Der VKI betrachtet den Markenwechsel mit Argwohn: "Es hat den Anschein, dass die Swiss Life durch diesen Namenswechsel versucht, die Altprobleme des AWD billig zu entsorgen", so VKI-Chefjurist Peter Kolba in einer Aussendung. Die tausenden AWD-Geschädigten wüssten jedoch genau, dass es der Schweizer Versicherer seit den ersten Klagen im Jahr 2009 in der Hand gehabt hätte, "diese Probleme unbürokratisch zu lösen." Stattdessen habe man darauf gesetzt, die Verfahren möglichst lange zu verzögern. "Ein reiner Namenswechsel lässt dies nicht vergessen und ist auch für sich allein kein glaubwürdiger Neubeginn", kritisiert Kolba.

Die eigentlichen Verhandlungen zu den Sammelklagen haben noch immer nicht begonnen, da seit Jahren über juristische Metathemen gestritten wird.

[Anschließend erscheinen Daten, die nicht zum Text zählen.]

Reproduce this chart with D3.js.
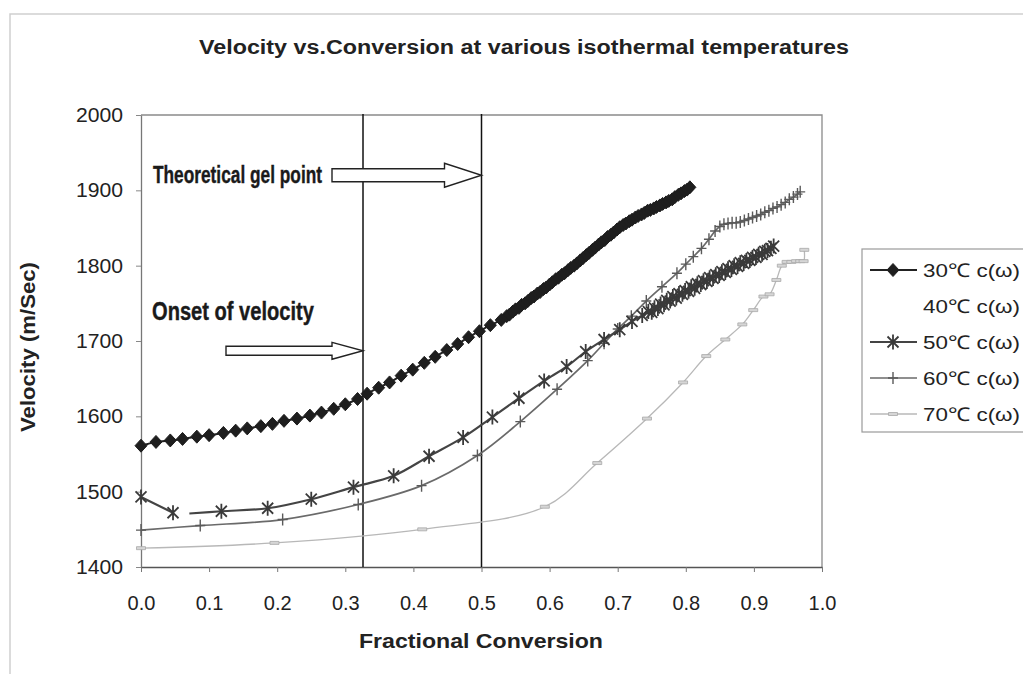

Derzeit beschäftigt sich der Oberste Gerichtshof (OGH) mit der Frage, ob die Prozessfinanzierung in Österreich zulässig ist; der AWD hatte einen entsprechenden Rekurs beim Oberlandesgericht (OLG) Wien eingelegt, dieses hatte die Prozessfinanzierung laut VKI für ok befunden. Der OGH-Entscheid soll laut Kolba "in den nächsten Monaten" vorliegen.